*TASK TO CARRY OUT*. Only the lines from the first one through the line with "1,2,3,4,5,6,7,8,9,10,11,12,13,14,15,16,17,18,19,20];" should be printed, exactly as they appear.

=======

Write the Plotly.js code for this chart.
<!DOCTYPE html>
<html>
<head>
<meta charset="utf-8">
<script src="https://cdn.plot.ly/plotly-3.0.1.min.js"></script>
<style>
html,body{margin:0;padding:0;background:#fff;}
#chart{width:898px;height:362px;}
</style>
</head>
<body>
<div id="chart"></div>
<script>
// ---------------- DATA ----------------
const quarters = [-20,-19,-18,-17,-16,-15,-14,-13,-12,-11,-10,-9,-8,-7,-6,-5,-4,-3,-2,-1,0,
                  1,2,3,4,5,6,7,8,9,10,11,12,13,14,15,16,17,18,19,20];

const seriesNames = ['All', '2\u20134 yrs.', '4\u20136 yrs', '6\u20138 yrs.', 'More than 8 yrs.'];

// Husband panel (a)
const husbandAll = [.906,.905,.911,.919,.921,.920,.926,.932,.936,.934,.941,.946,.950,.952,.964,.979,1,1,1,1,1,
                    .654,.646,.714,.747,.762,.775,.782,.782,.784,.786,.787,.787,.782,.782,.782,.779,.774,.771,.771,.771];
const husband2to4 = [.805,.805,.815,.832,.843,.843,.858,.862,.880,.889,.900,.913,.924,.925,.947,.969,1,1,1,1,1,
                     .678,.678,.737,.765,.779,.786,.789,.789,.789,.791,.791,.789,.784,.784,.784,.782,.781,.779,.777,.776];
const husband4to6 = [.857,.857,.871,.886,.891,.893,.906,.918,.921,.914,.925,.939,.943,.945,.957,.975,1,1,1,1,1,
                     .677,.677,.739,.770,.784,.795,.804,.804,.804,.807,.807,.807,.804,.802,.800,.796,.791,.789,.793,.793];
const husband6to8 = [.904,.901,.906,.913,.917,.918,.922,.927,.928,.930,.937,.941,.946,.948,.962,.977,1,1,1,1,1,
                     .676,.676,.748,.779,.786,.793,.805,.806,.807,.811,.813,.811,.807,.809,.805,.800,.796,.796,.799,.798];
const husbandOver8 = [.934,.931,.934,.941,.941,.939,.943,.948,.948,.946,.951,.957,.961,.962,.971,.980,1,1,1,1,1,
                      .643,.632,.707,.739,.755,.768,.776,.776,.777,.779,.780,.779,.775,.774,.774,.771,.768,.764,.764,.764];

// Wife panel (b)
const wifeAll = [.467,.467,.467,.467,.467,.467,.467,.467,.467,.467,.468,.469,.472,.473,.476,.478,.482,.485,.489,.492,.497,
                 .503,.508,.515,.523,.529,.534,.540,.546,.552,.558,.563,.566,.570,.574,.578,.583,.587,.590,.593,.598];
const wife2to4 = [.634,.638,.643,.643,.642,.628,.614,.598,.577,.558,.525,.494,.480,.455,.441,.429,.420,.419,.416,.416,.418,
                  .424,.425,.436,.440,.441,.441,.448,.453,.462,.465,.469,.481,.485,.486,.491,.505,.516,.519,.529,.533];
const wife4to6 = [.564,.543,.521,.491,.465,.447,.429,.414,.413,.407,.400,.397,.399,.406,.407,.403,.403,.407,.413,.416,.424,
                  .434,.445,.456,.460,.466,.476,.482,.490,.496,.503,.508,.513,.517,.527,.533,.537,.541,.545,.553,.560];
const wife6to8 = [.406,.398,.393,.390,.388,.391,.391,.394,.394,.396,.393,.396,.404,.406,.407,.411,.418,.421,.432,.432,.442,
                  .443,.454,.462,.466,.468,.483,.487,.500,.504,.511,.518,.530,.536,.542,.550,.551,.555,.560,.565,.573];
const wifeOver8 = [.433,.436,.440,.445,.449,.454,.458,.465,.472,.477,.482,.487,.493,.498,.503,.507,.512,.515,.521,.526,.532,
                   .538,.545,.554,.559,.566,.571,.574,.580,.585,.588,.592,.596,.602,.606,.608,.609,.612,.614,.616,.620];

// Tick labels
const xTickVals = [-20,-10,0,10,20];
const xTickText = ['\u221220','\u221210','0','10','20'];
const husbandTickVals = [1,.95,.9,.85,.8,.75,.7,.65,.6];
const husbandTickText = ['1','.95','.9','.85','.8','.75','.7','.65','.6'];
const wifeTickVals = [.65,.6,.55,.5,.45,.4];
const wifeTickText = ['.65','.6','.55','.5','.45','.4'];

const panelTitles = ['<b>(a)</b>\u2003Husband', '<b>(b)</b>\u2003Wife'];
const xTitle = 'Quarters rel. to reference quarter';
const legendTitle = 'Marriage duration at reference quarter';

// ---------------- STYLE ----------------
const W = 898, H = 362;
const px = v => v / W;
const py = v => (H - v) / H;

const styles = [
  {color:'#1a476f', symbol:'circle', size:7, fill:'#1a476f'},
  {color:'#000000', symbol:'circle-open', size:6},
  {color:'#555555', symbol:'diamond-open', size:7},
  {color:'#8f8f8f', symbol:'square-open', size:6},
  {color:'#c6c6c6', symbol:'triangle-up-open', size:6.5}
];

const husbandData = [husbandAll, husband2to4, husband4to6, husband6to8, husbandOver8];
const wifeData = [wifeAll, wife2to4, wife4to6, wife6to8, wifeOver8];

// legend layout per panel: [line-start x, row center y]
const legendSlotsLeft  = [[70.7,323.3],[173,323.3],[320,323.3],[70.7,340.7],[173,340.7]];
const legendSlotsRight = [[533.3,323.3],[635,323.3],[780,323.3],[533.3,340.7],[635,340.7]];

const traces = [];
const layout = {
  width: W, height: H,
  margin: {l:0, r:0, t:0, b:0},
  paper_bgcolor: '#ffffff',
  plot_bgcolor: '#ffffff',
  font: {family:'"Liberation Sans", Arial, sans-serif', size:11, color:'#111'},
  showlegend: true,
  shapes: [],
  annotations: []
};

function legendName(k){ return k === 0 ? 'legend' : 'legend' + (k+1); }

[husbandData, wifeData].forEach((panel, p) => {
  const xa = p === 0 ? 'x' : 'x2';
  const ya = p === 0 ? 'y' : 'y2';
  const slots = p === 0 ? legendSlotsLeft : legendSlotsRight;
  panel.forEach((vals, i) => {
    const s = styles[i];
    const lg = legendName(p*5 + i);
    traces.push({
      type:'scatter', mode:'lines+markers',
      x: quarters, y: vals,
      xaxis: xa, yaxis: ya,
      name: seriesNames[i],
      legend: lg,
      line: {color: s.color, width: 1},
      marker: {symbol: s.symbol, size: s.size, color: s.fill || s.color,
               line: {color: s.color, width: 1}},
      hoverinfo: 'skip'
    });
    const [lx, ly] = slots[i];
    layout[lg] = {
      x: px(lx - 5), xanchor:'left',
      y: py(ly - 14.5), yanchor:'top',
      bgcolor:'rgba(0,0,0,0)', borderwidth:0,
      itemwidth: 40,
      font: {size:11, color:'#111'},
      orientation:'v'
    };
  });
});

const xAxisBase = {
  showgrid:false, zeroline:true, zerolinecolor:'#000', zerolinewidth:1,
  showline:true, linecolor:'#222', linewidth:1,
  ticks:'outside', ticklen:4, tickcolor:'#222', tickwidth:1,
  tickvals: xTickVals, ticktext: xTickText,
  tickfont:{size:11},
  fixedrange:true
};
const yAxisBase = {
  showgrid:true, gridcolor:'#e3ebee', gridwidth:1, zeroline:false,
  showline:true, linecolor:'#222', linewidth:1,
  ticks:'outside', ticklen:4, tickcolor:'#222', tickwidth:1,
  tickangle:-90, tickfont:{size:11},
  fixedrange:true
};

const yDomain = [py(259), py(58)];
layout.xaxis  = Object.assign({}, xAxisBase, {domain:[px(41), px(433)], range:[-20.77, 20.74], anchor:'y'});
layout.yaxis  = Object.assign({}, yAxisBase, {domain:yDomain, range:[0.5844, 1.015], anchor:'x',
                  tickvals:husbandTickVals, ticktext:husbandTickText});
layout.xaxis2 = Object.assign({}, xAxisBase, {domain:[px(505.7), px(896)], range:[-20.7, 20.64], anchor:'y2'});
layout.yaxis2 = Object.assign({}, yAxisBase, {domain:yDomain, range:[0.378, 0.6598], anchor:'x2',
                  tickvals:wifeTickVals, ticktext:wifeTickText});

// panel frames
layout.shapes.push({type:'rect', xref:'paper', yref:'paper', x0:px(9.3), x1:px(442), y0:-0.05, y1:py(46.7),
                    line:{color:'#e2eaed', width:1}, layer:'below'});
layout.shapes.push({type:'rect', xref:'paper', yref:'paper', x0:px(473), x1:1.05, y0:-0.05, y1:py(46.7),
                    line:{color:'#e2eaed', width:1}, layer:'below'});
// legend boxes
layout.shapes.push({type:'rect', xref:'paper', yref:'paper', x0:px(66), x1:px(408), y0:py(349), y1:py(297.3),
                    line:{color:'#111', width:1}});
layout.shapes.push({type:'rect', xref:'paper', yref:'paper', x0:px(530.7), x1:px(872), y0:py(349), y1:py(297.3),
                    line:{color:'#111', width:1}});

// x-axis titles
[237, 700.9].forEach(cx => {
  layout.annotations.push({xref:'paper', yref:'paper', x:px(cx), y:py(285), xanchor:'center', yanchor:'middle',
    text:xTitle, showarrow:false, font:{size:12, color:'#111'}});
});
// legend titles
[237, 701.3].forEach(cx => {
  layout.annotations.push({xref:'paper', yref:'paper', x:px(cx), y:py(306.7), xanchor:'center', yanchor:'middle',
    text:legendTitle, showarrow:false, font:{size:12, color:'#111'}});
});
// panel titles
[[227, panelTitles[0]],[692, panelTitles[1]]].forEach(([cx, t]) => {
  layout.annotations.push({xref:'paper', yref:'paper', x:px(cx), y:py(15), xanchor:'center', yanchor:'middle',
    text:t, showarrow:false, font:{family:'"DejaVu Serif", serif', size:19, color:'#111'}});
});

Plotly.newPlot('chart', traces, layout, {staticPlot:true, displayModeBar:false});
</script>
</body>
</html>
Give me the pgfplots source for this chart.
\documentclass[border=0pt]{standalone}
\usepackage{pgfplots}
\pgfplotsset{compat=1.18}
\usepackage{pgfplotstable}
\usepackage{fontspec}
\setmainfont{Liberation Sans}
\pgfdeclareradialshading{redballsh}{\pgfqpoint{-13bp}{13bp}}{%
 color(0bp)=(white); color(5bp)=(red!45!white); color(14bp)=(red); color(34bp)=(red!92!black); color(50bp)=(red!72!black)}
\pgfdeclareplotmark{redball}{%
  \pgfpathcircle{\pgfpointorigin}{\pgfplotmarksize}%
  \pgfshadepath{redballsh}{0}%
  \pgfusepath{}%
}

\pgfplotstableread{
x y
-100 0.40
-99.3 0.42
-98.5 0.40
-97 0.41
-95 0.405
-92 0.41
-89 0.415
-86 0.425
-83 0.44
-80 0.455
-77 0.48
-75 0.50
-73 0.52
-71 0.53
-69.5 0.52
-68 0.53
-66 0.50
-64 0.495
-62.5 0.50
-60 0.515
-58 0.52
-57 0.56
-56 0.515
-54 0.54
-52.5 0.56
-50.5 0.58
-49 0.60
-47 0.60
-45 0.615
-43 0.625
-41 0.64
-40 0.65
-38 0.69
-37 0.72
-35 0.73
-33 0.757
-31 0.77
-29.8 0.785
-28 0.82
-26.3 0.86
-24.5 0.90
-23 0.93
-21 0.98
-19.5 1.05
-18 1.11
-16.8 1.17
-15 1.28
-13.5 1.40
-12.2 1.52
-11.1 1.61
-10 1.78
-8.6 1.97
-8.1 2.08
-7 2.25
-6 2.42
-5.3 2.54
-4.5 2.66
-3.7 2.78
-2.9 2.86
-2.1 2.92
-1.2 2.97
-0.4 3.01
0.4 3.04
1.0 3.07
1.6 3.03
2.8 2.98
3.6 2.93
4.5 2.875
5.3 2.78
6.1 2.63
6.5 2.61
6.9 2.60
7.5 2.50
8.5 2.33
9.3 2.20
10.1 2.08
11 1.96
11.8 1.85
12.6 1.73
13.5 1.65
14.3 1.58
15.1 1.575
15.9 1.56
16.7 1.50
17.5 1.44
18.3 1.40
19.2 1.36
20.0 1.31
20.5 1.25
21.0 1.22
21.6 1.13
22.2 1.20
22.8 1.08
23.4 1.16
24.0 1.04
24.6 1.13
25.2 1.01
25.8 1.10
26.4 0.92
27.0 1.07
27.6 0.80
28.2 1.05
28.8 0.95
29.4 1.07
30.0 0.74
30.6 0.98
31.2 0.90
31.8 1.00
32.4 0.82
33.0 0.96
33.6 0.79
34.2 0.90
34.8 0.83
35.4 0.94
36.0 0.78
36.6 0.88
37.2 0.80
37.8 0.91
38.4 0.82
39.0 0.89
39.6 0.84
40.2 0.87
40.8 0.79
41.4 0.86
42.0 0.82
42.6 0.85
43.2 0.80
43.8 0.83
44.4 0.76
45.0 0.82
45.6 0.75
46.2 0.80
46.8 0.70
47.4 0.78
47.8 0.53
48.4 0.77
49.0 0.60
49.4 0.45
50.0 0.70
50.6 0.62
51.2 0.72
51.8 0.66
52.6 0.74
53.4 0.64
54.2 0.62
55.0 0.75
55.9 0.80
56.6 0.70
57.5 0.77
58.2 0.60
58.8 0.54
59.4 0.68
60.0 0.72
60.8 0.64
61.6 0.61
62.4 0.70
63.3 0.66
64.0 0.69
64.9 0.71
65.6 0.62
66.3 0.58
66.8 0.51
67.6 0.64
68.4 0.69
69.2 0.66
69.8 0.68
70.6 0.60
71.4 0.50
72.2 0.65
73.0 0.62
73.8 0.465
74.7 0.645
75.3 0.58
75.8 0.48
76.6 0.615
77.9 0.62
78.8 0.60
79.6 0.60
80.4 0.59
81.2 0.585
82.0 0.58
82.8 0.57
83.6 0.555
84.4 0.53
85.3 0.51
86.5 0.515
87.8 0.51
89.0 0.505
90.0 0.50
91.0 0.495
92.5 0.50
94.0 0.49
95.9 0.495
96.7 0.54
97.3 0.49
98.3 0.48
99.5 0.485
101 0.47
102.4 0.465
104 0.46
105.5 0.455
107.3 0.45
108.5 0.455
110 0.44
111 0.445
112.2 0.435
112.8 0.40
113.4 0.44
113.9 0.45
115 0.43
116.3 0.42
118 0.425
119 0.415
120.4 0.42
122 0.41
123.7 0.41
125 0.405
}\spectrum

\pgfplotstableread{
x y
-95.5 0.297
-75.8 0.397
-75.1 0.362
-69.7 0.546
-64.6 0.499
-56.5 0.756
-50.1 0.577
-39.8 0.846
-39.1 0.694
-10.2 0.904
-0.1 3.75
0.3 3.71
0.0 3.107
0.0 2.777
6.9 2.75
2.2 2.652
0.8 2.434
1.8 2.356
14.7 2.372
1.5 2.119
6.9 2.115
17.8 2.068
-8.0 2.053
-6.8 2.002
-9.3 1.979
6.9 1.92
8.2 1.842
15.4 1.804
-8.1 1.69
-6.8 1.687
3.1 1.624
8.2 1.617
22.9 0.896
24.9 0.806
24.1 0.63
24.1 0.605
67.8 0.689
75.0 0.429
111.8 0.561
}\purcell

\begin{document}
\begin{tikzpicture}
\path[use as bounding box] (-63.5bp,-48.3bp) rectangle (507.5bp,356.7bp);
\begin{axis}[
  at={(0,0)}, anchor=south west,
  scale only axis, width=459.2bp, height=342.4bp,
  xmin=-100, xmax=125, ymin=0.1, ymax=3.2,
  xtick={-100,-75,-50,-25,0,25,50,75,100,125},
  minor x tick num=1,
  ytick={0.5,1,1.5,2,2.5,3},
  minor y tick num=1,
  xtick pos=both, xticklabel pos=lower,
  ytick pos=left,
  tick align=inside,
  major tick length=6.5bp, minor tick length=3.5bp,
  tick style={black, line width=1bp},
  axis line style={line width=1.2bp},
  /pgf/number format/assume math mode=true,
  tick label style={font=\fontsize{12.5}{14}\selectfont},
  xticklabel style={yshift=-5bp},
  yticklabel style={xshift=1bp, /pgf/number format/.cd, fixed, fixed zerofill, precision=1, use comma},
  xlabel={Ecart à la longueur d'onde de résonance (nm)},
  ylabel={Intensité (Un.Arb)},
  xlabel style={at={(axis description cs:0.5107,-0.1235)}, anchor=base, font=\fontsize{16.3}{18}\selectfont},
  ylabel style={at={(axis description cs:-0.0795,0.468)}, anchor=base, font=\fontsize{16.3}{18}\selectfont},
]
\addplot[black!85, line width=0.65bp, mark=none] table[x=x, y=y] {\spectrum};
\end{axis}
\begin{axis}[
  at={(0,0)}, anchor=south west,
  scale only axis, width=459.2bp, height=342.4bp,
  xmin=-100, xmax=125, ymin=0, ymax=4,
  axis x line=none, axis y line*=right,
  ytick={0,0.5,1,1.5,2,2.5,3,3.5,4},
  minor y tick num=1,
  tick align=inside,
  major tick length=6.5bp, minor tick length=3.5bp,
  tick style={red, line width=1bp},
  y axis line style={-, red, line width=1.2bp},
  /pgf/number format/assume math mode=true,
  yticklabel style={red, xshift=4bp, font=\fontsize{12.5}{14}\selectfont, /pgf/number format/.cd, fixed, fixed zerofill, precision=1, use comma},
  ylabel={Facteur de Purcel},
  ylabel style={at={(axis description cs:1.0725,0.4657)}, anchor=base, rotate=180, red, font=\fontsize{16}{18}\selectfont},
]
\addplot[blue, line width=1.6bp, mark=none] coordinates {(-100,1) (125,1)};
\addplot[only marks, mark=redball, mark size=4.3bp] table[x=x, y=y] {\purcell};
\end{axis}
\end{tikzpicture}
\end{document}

=======

*EXPECTED OUTPUT*.
Write the Plotly.js code for this chart.
<!DOCTYPE html>
<html>
<head>
<meta charset="utf-8">
<script src="https://cdn.plot.ly/plotly-3.0.1.min.js"></script>
<style>
html,body{margin:0;padding:0;background:#fff;}
#chart{width:898px;height:362px;}
</style>
</head>
<body>
<div id="chart"></div>
<script>
// ---------------- DATA ----------------
const quarters = [-20,-19,-18,-17,-16,-15,-14,-13,-12,-11,-10,-9,-8,-7,-6,-5,-4,-3,-2,-1,0,
                  1,2,3,4,5,6,7,8,9,10,11,12,13,14,15,16,17,18,19,20];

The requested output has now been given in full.